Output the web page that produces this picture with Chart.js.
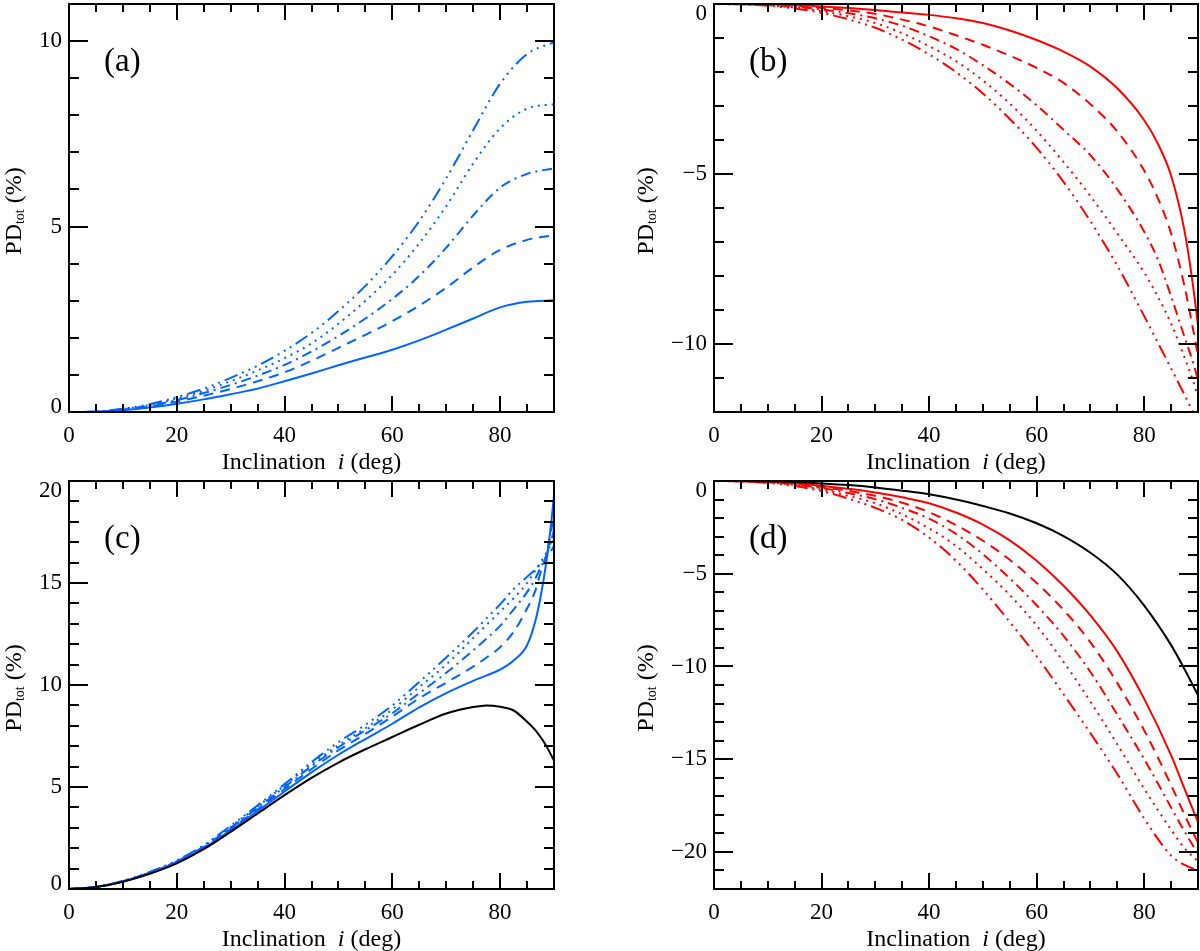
<!DOCTYPE html>
<html>
<head>
<meta charset="utf-8">
<script src="https://cdn.jsdelivr.net/npm/chart.js@4.4.1/dist/chart.umd.min.js"></script>
<style>
html,body{margin:0;padding:0;background:#fff;width:1200px;height:951px;overflow:hidden;}
canvas{position:absolute;display:block;}
</style>
</head>
<body>
<canvas id="ca" width="600" height="476" style="left:0;top:0;width:600px;height:476px"></canvas>
<canvas id="cb" width="600" height="476" style="left:600px;top:0;width:600px;height:476px"></canvas>
<canvas id="cc" width="600" height="475" style="left:0;top:476px;width:600px;height:475px"></canvas>
<canvas id="cd" width="600" height="475" style="left:600px;top:476px;width:600px;height:475px"></canvas>
<script>
// ---------- data ----------
const xTickLabels = [0, 20, 40, 60, 80];
const yTicksA = [0, 5, 10];
const yTicksB = [0, -5, -10];
const yTicksC = [0, 5, 10, 15, 20];
const yTicksD = [0, -5, -10, -15, -20];

// panel (a)
const incA = [0,5,10,15,20,25,30,35,40,45,50,55,60,65,70,75,80,85,90];
const a_solid   = [0,0.01,0.05,0.12,0.22,0.34,0.48,0.63,0.83,1.04,1.26,1.47,1.68,1.93,2.22,2.52,2.82,2.97,3.01];
const a_dash    = [0,0.01,0.06,0.15,0.28,0.44,0.62,0.83,1.07,1.38,1.73,2.08,2.45,2.87,3.35,3.9,4.37,4.64,4.77];
const a_dashdot = [0,0.01,0.07,0.17,0.32,0.51,0.73,0.98,1.27,1.63,2.05,2.52,3.05,3.67,4.43,5.3,6.05,6.42,6.57];
const a_dot     = [0,0.01,0.08,0.19,0.36,0.57,0.83,1.12,1.45,1.85,2.38,3.0,3.7,4.55,5.55,6.7,7.65,8.18,8.3];
const a_dash3   = [0,0.01,0.09,0.21,0.4,0.63,0.92,1.25,1.65,2.13,2.72,3.4,4.2,5.15,6.3,7.6,8.85,9.65,9.97];

// panel (b)
const incB = [0,5,10,15,20,25,30,35,40,45,50,55,60,65,70,75,80,82.5,85,87.5,89,90];
const b_solid   = [0,0,-0.01,-0.03,-0.07,-0.12,-0.18,-0.25,-0.32,-0.42,-0.56,-0.78,-1.06,-1.4,-1.84,-2.48,-3.42,-4.1,-5.05,-6.68,-8.2,-9.45];
const b_dash    = [0,0,-0.02,-0.05,-0.11,-0.19,-0.29,-0.46,-0.66,-0.92,-1.2,-1.52,-1.88,-2.32,-2.95,-3.75,-4.9,-5.7,-6.75,-8.31,-9.5,-10.37];
const b_dashdot = [0,-0.01,-0.03,-0.08,-0.16,-0.27,-0.42,-0.64,-0.95,-1.32,-1.8,-2.35,-2.98,-3.7,-4.45,-5.45,-6.7,-7.5,-8.6,-9.8,-10.5,-11.06];
const b_dot     = [0,-0.01,-0.04,-0.1,-0.21,-0.36,-0.56,-0.86,-1.24,-1.68,-2.25,-2.93,-3.73,-4.65,-5.65,-6.75,-7.9,-8.6,-9.4,-10.4,-11.05,-11.55];
const b_dash3   = [0,-0.01,-0.05,-0.13,-0.26,-0.45,-0.7,-1.05,-1.48,-2.0,-2.63,-3.38,-4.23,-5.23,-6.39,-7.7,-9.18,-9.95,-10.72,-11.5,-11.98,-12.3];

// panel (c)
const incC = [0,5,10,15,20,25,30,35,40,45,50,55,60,65,70,75,77.5,80,82.5,85,86.5,87.5,88.5,89.5,90];
const c_black   = [0,0.1,0.36,0.75,1.26,1.95,2.8,3.7,4.6,5.45,6.2,6.85,7.45,8.05,8.6,8.92,9.0,8.93,8.75,8.2,7.8,7.45,7.05,6.55,6.3];
const c_solid   = [0,0.1,0.37,0.78,1.3,2.0,2.88,3.82,4.78,5.72,6.58,7.35,8.1,8.9,9.6,10.2,10.47,10.75,11.2,11.95,13.1,14.3,15.9,18.0,19.3];
const c_dash    = [0,0.1,0.38,0.8,1.33,2.05,2.95,3.9,4.9,5.88,6.8,7.6,8.45,9.35,10.12,10.9,11.35,11.85,12.6,13.75,14.6,15.5,16.3,17.6,18.4];
const c_dashdot = [0,0.1,0.38,0.81,1.35,2.08,3.0,3.98,5.0,6.02,6.95,7.78,8.62,9.6,10.6,11.7,12.28,12.9,13.7,14.55,15.2,15.75,16.3,17.1,17.6];
const c_dot     = [0,0.1,0.39,0.82,1.37,2.1,3.05,4.05,5.08,6.12,7.05,7.88,8.8,9.9,11.0,12.3,12.95,13.6,14.25,15.0,15.6,16.0,16.45,16.9,17.1];
const c_dash3   = [0,0.1,0.4,0.84,1.4,2.15,3.1,4.1,5.14,6.22,7.2,8.05,9.0,10.15,11.35,12.6,13.28,13.95,14.7,15.3,15.65,15.95,16.25,16.6,16.8];

// panel (d)
const incD = [0,5,10,15,20,25,30,35,40,45,50,55,60,65,70,75,80,85,87.5,90];
const d_black   = [0,0,-0.02,-0.06,-0.13,-0.22,-0.35,-0.52,-0.72,-1.0,-1.35,-1.75,-2.28,-2.97,-3.87,-5.05,-6.72,-8.85,-10.15,-11.55];
const d_solid   = [0,-0.01,-0.04,-0.12,-0.25,-0.42,-0.62,-0.88,-1.2,-1.7,-2.35,-3.2,-4.3,-5.65,-7.25,-9.2,-11.75,-14.8,-16.6,-18.4];
const d_dash    = [0,-0.01,-0.05,-0.15,-0.32,-0.53,-0.8,-1.17,-1.68,-2.38,-3.22,-4.25,-5.5,-6.95,-8.7,-10.9,-13.45,-16.4,-18.0,-19.5];
const d_dashdot = [0,-0.01,-0.06,-0.18,-0.38,-0.65,-0.98,-1.45,-2.03,-2.85,-3.95,-5.25,-6.7,-8.35,-10.3,-12.6,-15.0,-17.6,-18.9,-20.1];
const d_dot     = [0,-0.02,-0.08,-0.22,-0.46,-0.8,-1.2,-1.8,-2.55,-3.5,-4.75,-6.15,-7.8,-9.75,-11.9,-14.2,-16.6,-18.8,-19.8,-20.5];
const d_dash3   = [0,-0.02,-0.1,-0.27,-0.55,-0.95,-1.45,-2.1,-3.05,-4.3,-5.85,-7.6,-9.45,-11.5,-13.6,-15.8,-18.2,-20.2,-20.7,-21.0];

// ---------- styles ----------
const COLORS = { blue: 'rgb(0,100,255)', red: '#ff0000', black: '#000000' };
const DASHES = { solid: [], dashed: [10, 7], dashdot: [10, 5, 2, 5], dotted: [2, 5], dash3: [14, 5, 2, 5, 2, 5, 2, 5] };
const FONT = '"Liberation Serif", "Times New Roman", serif';

const panels = [
  { id: 'ca', W: 600, H: 476, area: { left: 69, top: 4, right: 554, bottom: 412 }, yMin: 0, yMax: 11, yTicks: yTicksA, yTitleX: 21, label: '(a)', xs: incA,
    series: [[a_solid, 'blue', 'solid'], [a_dash, 'blue', 'dashed'], [a_dashdot, 'blue', 'dashdot'], [a_dot, 'blue', 'dotted'], [a_dash3, 'blue', 'dash3']] },
  { id: 'cb', W: 600, H: 476, area: { left: 114, top: 4, right: 598, bottom: 412 }, yMin: -12, yMax: 0, yTicks: yTicksB, yTitleX: 53, label: '(b)', xs: incB,
    series: [[b_solid, 'red', 'solid'], [b_dash, 'red', 'dashed'], [b_dashdot, 'red', 'dashdot'], [b_dot, 'red', 'dotted'], [b_dash3, 'red', 'dash3']] },
  { id: 'cc', W: 600, H: 475, area: { left: 69, top: 5, right: 554, bottom: 413 }, yMin: 0, yMax: 20, yTicks: yTicksC, yTitleX: 21, label: '(c)', xs: incC,
    series: [[c_black, 'black', 'solid'], [c_solid, 'blue', 'solid'], [c_dash, 'blue', 'dashed'], [c_dashdot, 'blue', 'dashdot'], [c_dot, 'blue', 'dotted'], [c_dash3, 'blue', 'dash3']] },
  { id: 'cd', W: 600, H: 475, area: { left: 114, top: 5, right: 598, bottom: 413 }, yMin: -22, yMax: 0, yTicks: yTicksD, yTitleX: 53, label: '(d)', xs: incD,
    series: [[d_black, 'black', 'solid'], [d_solid, 'red', 'solid'], [d_dash, 'red', 'dashed'], [d_dashdot, 'red', 'dashdot'], [d_dot, 'red', 'dotted'], [d_dash3, 'red', 'dash3']] }
];

function fmt(v) { return v < 0 ? '\u2212' + Math.abs(v) : String(v); }

const framePlugin = {
  id: 'frame',
  afterDatasetsDraw(chart) {
    const p = chart.options.plugins.frame;
    const { ctx, chartArea: a } = chart;
    const x = chart.scales.x, y = chart.scales.y;
    ctx.save();
    ctx.strokeStyle = '#000';
    ctx.lineWidth = 2;
    ctx.lineCap = 'butt';
    ctx.beginPath();
    for (let v = x.min + 5; v < x.max; v += 5) {
      const px = Math.round(x.getPixelForValue(v));
      const len = xTickLabels.includes(v) ? 16 : 8;
      ctx.moveTo(px, a.bottom); ctx.lineTo(px, a.bottom - len);
      ctx.moveTo(px, a.top); ctx.lineTo(px, a.top + len);
    }
    for (let v = Math.ceil(y.min); v <= y.max; v += 1) {
      if (v <= y.min || v >= y.max) continue;
      const py = Math.round(y.getPixelForValue(v));
      const len = (v % 5 === 0) ? 19 : 10;
      ctx.moveTo(a.left, py); ctx.lineTo(a.left + len, py);
      ctx.moveTo(a.right, py); ctx.lineTo(a.right - len, py);
    }
    ctx.stroke();
    ctx.strokeRect(a.left, a.top, a.right - a.left, a.bottom - a.top);

    ctx.fillStyle = '#000';
    ctx.font = '23px ' + FONT;
    ctx.textAlign = 'right';
    ctx.textBaseline = 'alphabetic';
    p.yTicks.forEach(v => {
      if (v === y.min) ctx.fillText(fmt(v), a.left - 7, a.bottom + 1);
      else if (v === y.max) ctx.fillText(fmt(v), a.left - 7, a.top + 15.5);
    });

    const fN = '24px ' + FONT, fI = 'italic 24px ' + FONT;
    const parts = [['Inclination  ', fN], ['i', fI], [' (deg)', fN]];
    let tw = 0;
    parts.forEach(([t, f]) => { ctx.font = f; tw += ctx.measureText(t).width; });
    let cx = (a.left + a.right) / 2 - tw / 2;
    ctx.textAlign = 'left';
    parts.forEach(([t, f]) => { ctx.font = f; ctx.fillText(t, cx, a.bottom + 57); cx += ctx.measureText(t).width; });

    const yparts = [['PD', fN, 0], ['tot', '14px ' + FONT, 3], [' (%)', fN, 0]];
    let yw = 0;
    yparts.forEach(([t, f]) => { ctx.font = f; yw += ctx.measureText(t).width; });
    ctx.save();
    ctx.translate(p.yTitleX, (a.top + a.bottom) / 2 + 3);
    ctx.rotate(-Math.PI / 2);
    let tx = -yw / 2;
    yparts.forEach(([t, f, dy]) => { ctx.font = f; ctx.fillText(t, tx, dy); tx += ctx.measureText(t).width; });
    ctx.restore();

    ctx.font = '33px ' + FONT;
    ctx.fillText(p.label, a.left + 35, a.top + 66.5);
    ctx.restore();
  }
};

panels.forEach(P => {
  const datasets = P.series.map(([vals, col, dash]) => ({
    data: P.xs.map((xv, i) => ({ x: xv, y: vals[i] })),
    borderColor: COLORS[col],
    borderWidth: 2,
    borderDash: DASHES[dash],
    pointRadius: 0,
    fill: false,
    cubicInterpolationMode: 'monotone'
  }));
  const A = P.area;
  new Chart(document.getElementById(P.id), {
    type: 'line',
    data: { datasets },
    plugins: [framePlugin],
    options: {
      responsive: false,
      animation: false,
      events: [],
      layout: { padding: { left: 0, top: A.top, right: P.W - A.right, bottom: 0 } },
      plugins: {
        legend: { display: false },
        tooltip: { enabled: false },
        frame: { yTicks: P.yTicks, yTitleX: P.yTitleX, label: P.label }
      },
      scales: {
        x: {
          type: 'linear', min: 0, max: 90,
          afterBuildTicks: s => { s.ticks = xTickLabels.map(v => ({ value: v })); },
          afterFit: s => { s.height = P.H - A.bottom; s.paddingLeft = 0; s.paddingRight = 0; },
          ticks: { font: { family: FONT, size: 23 }, color: '#000', padding: 10, maxRotation: 0, autoSkip: false, callback: v => fmt(v) },
          grid: { display: false, drawTicks: false },
          border: { display: false }
        },
        y: {
          type: 'linear', min: P.yMin, max: P.yMax,
          afterBuildTicks: s => { s.ticks = P.yTicks.map(v => ({ value: v })); },
          afterFit: s => { s.width = A.left; s.paddingTop = 0; s.paddingBottom = 0; },
          ticks: {
            font: { family: FONT, size: 23 }, color: '#000', padding: 7, autoSkip: false,
            callback: function (v) { return (v === this.min || v === this.max) ? '' : fmt(v); }
          },
          grid: { display: false, drawTicks: false },
          border: { display: false }
        }
      }
    }
  });
});
</script>
</body>
</html>
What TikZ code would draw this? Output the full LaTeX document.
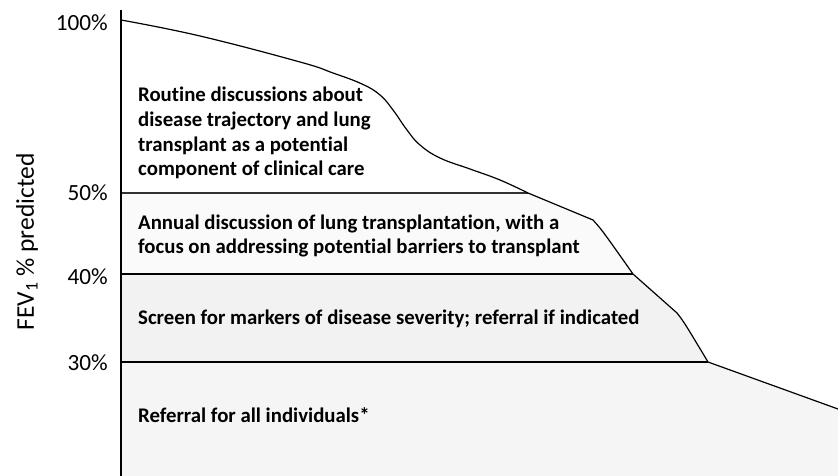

• • • •

Your instructions: Find every line that holds "document" and copy it.

Complete answer:
  new Chart(document.getElementById(P.id), {
What TikZ code would draw this? Output the full LaTeX document.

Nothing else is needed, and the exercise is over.